The methodology’s odd but this is right in line with yesterday’s polls. Result: Newt’s now at 70 percent on InTrade as a favorite to win tomorrow. In fact, follow that last link and play around with InTrade’s chart showing Newt’s numbers over time. As recently as two days ago, he was below 10 percent. Then the polls started moving after Monday night’s debate and InTrade’s clientele started moving with them. And now here we are. Amazing.

That’s the finding of the third Clemson University 2012 Palmetto Poll, a sample of 429 South Carolina GOP voters who indicated they plan to vote Saturday. The telephone poll was initiated Jan. 13 and recalibrated Jan. 18-19 to measure changing dynamics. Twenty percent of the likely voters remain undecided.

“We expect a reaction by the electorate to the personal revelations about Gingrich to be registered on Saturday, however, we do not think it will be substantial enough to erase the lead Gingrich has over Romney,” said Clemson University political scientist Dave Woodard.

“Our head-to-head matchup of the candidates has consistently shown Mitt Romney competitive. The margin for Romney has evaporated this week, and we believe that Gingrich — who led our December poll with 38 percent to Romney’s 21 percent — will win the South Carolina primary,” he said.

Honesty/integrity was one of the two factors most commonly cited by respondents for their vote (ideology, not electability, was the other), so who knows how that ABC interview with Newt’s ex-wife will shake out tomorrow. Even so, Romney is scrambling to lower expectations: One of his top advisors told reporters today “of course” they might lose tomorrow, and Mitt himself told Laura Ingraham that he expects to lose a few states to Gingrich. (Listen below.) So much for the 50-state sweep, but if SC does break for Newt and Romney holds on to win the nomination, it’ll be the first time that Carolina voted for an eventual loser. Does Romney care whether he loses tomorrow so long as he ends up as the nominee? He should, says James Antle:

An early-state sweep would have contained, and maybe eliminated outright, Romney’s Southern problem. Romney trailed Herman Cain and then Gingrich in many Southern states. If he wins South Carolina, Gingrich could go on to beat Romney in many of those primaries. To win the nomination, Romney will then have to amass many delegates in states that aren’t as red. That’s doable, but suboptimal in terms of pleasing the base ahead of a closely contested general election.

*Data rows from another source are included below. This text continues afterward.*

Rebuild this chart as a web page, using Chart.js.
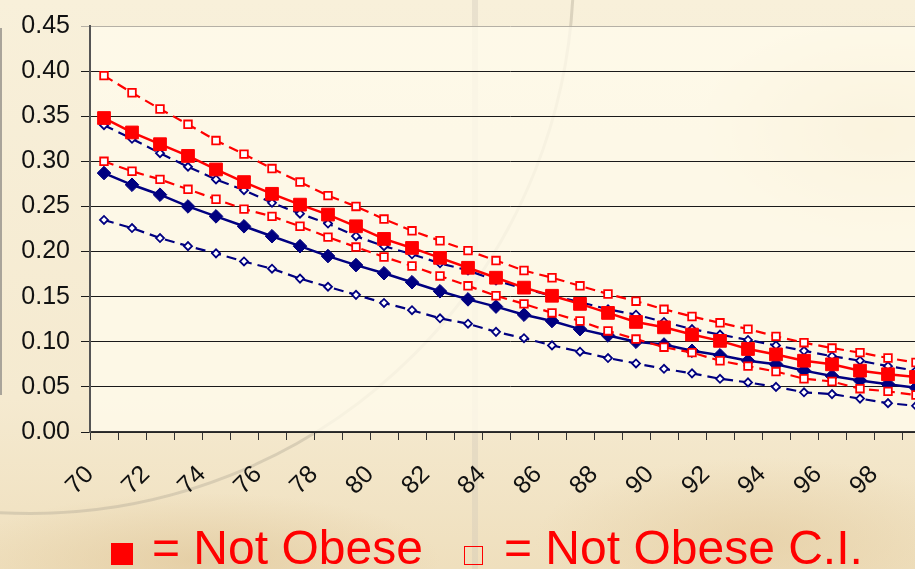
<!DOCTYPE html>
<html>
<head>
<meta charset="utf-8">
<script src="https://cdn.jsdelivr.net/npm/chart.js@4.4.1/dist/chart.umd.min.js"></script>
<style>
  html, body { margin: 0; padding: 0; width: 915px; height: 569px; overflow: hidden; }
  body {
    position: relative;
    font-family: "Liberation Sans", Arial, sans-serif;
    background:
      radial-gradient(ellipse 260px 160px at 880px 130px, rgba(226,200,150,0.6), rgba(226,200,150,0) 70%),
      radial-gradient(ellipse 320px 90px at 200px 560px, rgba(222,196,150,0.6), rgba(222,196,150,0) 75%),
      radial-gradient(ellipse 300px 110px at 760px 540px, rgba(225,200,155,0.55), rgba(225,200,155,0) 75%),
      linear-gradient(180deg, #f8f0da 0%, #f5ead0 70%, #efdfbd 100%);
  }
  .frame { position: absolute; left: 0; top: 28px; width: 2px; height: 367px; background: #a9a49a; }
  .arc {
    position: absolute; left: -515px; top: -575px; width: 1090px; height: 1090px;
    border-radius: 50%; border: 3px solid rgba(185,175,155,0.45); box-sizing: border-box;
  }
  .stripe { position: absolute; left: 472px; top: 0; width: 6px; height: 569px; background: rgba(205,198,182,0.35); }
  #wrap { position: absolute; left: 0; top: 0; width: 940px; height: 569px; }
  .legend { position: absolute; top: 524px; font-size: 48px; line-height: 48px; color: #ff0000; white-space: nowrap; }
  .box-fill { position: absolute; left: 111px; top: 543px; width: 22px; height: 22px; background: #ff0000; }
  .box-open { position: absolute; left: 464px; top: 546px; width: 19px; height: 19px; border: 1.5px solid #ff0000; box-sizing: border-box; }
</style>
</head>
<body>
<div class="arc"></div>
<div class="stripe"></div>
<div class="frame"></div>
<div id="wrap"><canvas id="chart" width="940" height="569"></canvas></div>
<div class="box-fill"></div>
<div class="legend" style="left:152px">= Not Obese</div>
<div class="box-open"></div>
<div class="legend" style="left:504px">= Not Obese C.I.</div>
<script>
// ages on the x axis
const ages = [70, 71, 72, 73, 74, 75, 76, 77, 78, 79, 80, 81, 82, 83, 84,
              85, 86, 87, 88, 89, 90, 91, 92, 93, 94, 95, 96, 97, 98, 99];

// not obese: estimate and confidence band
const notObese = [0.348, 0.332, 0.319, 0.306, 0.291, 0.277, 0.264, 0.252, 0.241, 0.228,
                  0.214, 0.204, 0.193, 0.182, 0.171, 0.160, 0.151, 0.142, 0.132, 0.122,
                  0.116, 0.108, 0.101, 0.092, 0.086, 0.079, 0.075, 0.068, 0.064, 0.061];
const notObeseHi = [0.395, 0.376, 0.358, 0.341, 0.323, 0.308, 0.292, 0.277, 0.262, 0.250,
                    0.236, 0.223, 0.212, 0.201, 0.190, 0.179, 0.171, 0.162, 0.153, 0.145,
                    0.136, 0.128, 0.121, 0.114, 0.106, 0.099, 0.093, 0.088, 0.082, 0.077];
const notObeseLo = [0.300, 0.289, 0.280, 0.269, 0.258, 0.247, 0.239, 0.228, 0.216, 0.205,
                    0.194, 0.184, 0.173, 0.162, 0.151, 0.142, 0.132, 0.123, 0.112, 0.103,
                    0.094, 0.088, 0.079, 0.073, 0.067, 0.059, 0.056, 0.048, 0.045, 0.041];

// obese: estimate and confidence band
const obese = [0.287, 0.274, 0.263, 0.250, 0.239, 0.228, 0.217, 0.206, 0.195, 0.185,
               0.176, 0.166, 0.156, 0.147, 0.139, 0.130, 0.123, 0.114, 0.107, 0.100,
               0.097, 0.090, 0.085, 0.079, 0.075, 0.068, 0.062, 0.057, 0.053, 0.049];
const obeseHi = [0.340, 0.325, 0.309, 0.294, 0.280, 0.268, 0.254, 0.242, 0.231, 0.217,
                 0.206, 0.197, 0.187, 0.179, 0.168, 0.159, 0.151, 0.144, 0.136, 0.130,
                 0.122, 0.114, 0.108, 0.102, 0.096, 0.090, 0.084, 0.079, 0.073, 0.068];
const obeseLo = [0.235, 0.226, 0.215, 0.206, 0.198, 0.189, 0.181, 0.170, 0.161, 0.152,
                 0.143, 0.135, 0.126, 0.120, 0.111, 0.104, 0.096, 0.089, 0.082, 0.076,
                 0.070, 0.065, 0.059, 0.055, 0.050, 0.044, 0.042, 0.037, 0.032, 0.029];

const RED = "#ff0000";
const NAVY = "#000080";
const DASH = [10, 6];

// light plot-area fill
const plotFill = {
    id: "plotFill",
    beforeDraw(chart) {
        const { ctx, chartArea: a } = chart;
        ctx.save();
        ctx.fillStyle = "rgba(255,251,236,0.78)";
        ctx.fillRect(a.left, a.top, a.right - a.left, a.bottom - a.top);
        ctx.restore();
    }
};

function estimate(label, data, color, style, radius) {
    return {
        label, data,
        borderColor: color, backgroundColor: color,
        borderWidth: 2.5,
        pointStyle: style, pointRadius: radius,
        pointBackgroundColor: color, pointBorderColor: color, pointBorderWidth: 1,
        tension: 0
    };
}

function band(label, data, color, style, radius) {
    return {
        label, data,
        borderColor: color, backgroundColor: "#ffffff",
        borderWidth: 2.2, borderDash: DASH,
        pointStyle: style, pointRadius: radius,
        pointBackgroundColor: "#ffffff", pointBorderColor: color, pointBorderWidth: 1.8,
        tension: 0
    };
}

new Chart(document.getElementById("chart"), {
    type: "line",
    data: {
        labels: ages,
        datasets: [
            estimate("Not Obese", notObese, RED, "rect", 9),
            band("Not Obese upper", notObeseHi, RED, "rect", 5.4),
            band("Not Obese lower", notObeseLo, RED, "rect", 5.4),
            estimate("Obese", obese, NAVY, "rectRot", 6.8),
            band("Obese upper", obeseHi, NAVY, "rectRot", 4),
            band("Obese lower", obeseLo, NAVY, "rectRot", 4)
        ]
    },
    options: {
        responsive: false,
        animation: false,
        layout: { padding: { top: 20, right: 2, left: 0, bottom: 0 } },
        plugins: { legend: { display: false }, tooltip: { enabled: false } },
        scales: {
            x: {
                type: "category",
                offset: true,
                afterFit(scale) {
                    scale.height = 137;
                    scale.paddingLeft = 0;
                    scale.paddingRight = 0;
                },
                grid: { offset: true, drawOnChartArea: false, drawTicks: true, tickLength: 8, color: "#333", lineWidth: 1 },
                border: { display: true, color: "#333", width: 1.5 },
                ticks: {
                    autoSkip: false, minRotation: 45, maxRotation: 45,
                    padding: 20,
                    labelOffset: -14,
                    color: "#111",
                    font: { family: "Liberation Sans", size: 25 },
                    callback(value, index) {
                        return index % 2 === 0 ? this.getLabelForValue(value) : "";
                    }
                }
            },
            y: {
                min: 0, max: 0.45,
                afterFit(scale) { scale.width = 90; },
                grid: {
                    color: ctx => (ctx.tick && ctx.tick.value >= 0.449 ? "#b5b0a5" : "#1a1a1a"),
                    lineWidth: 1, tickLength: 9
                },
                border: { display: true, color: "#555", width: 2 },
                ticks: {
                    stepSize: 0.05,
                    padding: 11,
                    color: "#111",
                    font: { family: "Liberation Sans", size: 25 },
                    callback: v => v.toFixed(2)
                }
            }
        }
    },
    plugins: [plotFill]
});
</script>
</body>
</html>
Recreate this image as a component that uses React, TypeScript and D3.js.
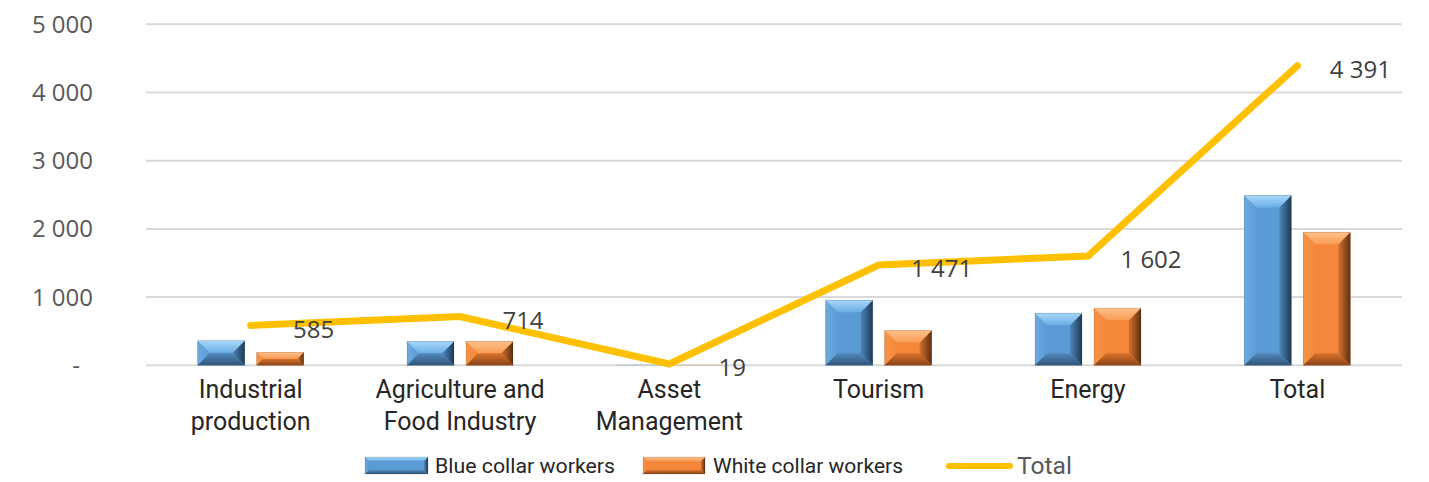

An even worse scenario for Romney: his numbers have just risen in part because Republicans have been acclimating — resigning? — themselves to him nomination. But what if the shattering of his inevitability makes those numbers fall again? Then Romney could have a much bigger problem than pleasing disaffected Southern Republicans in the fall.

Romney should win Florida regardless of what happens, but like I say, go look at that InTrade chart. Things change awfully fast in modern primaries. Kaus’s “Feiler Faster Thesis” vindicated? Exit quotation from Romney, laying it on thick even by his usual standards: “Frankly, to be in a neck-and-neck race at this last moment is kind of exciting.” I’m sure he and his team are thrilled.

Update: Christian Heinze flags another interesting bit from the Ingraham audio. He keeps talking about how the economy is getting better while stressing that Obama deserves zero credit for it. Ingraham, quite understandably, wonders how we win with that message:

INGRAHAM: Isn’t that a hard argument to make if you’re saying — Okay, he inherited this recession, and he took a bunch of steps to try to turn the economy around, and now we’re seeing some more jobs, but vote against him anyway?

Isn’t that a hard argument to make? Is that a stark enough contrast?

ROMNEY: Have you got a better one, Laura? [laughter] It just happens to be the truth…. at some point it’s going to get better, but I don’t think President Obama’s helping it.

Conceding that the economy’s recovering while denying credit to The One is an odd way to play it when he could be questioning the strength and durability of the recovery instead, but my hunch is that it wouldn’t matter much either way. If unemployment begins to tick down in a significant way, there’s no way to spin it away that’ll seem compelling to undecideds, especially low-information undecideds. That’s the peril of running against an incumbent. He’ll get credit whether he deserves it or not.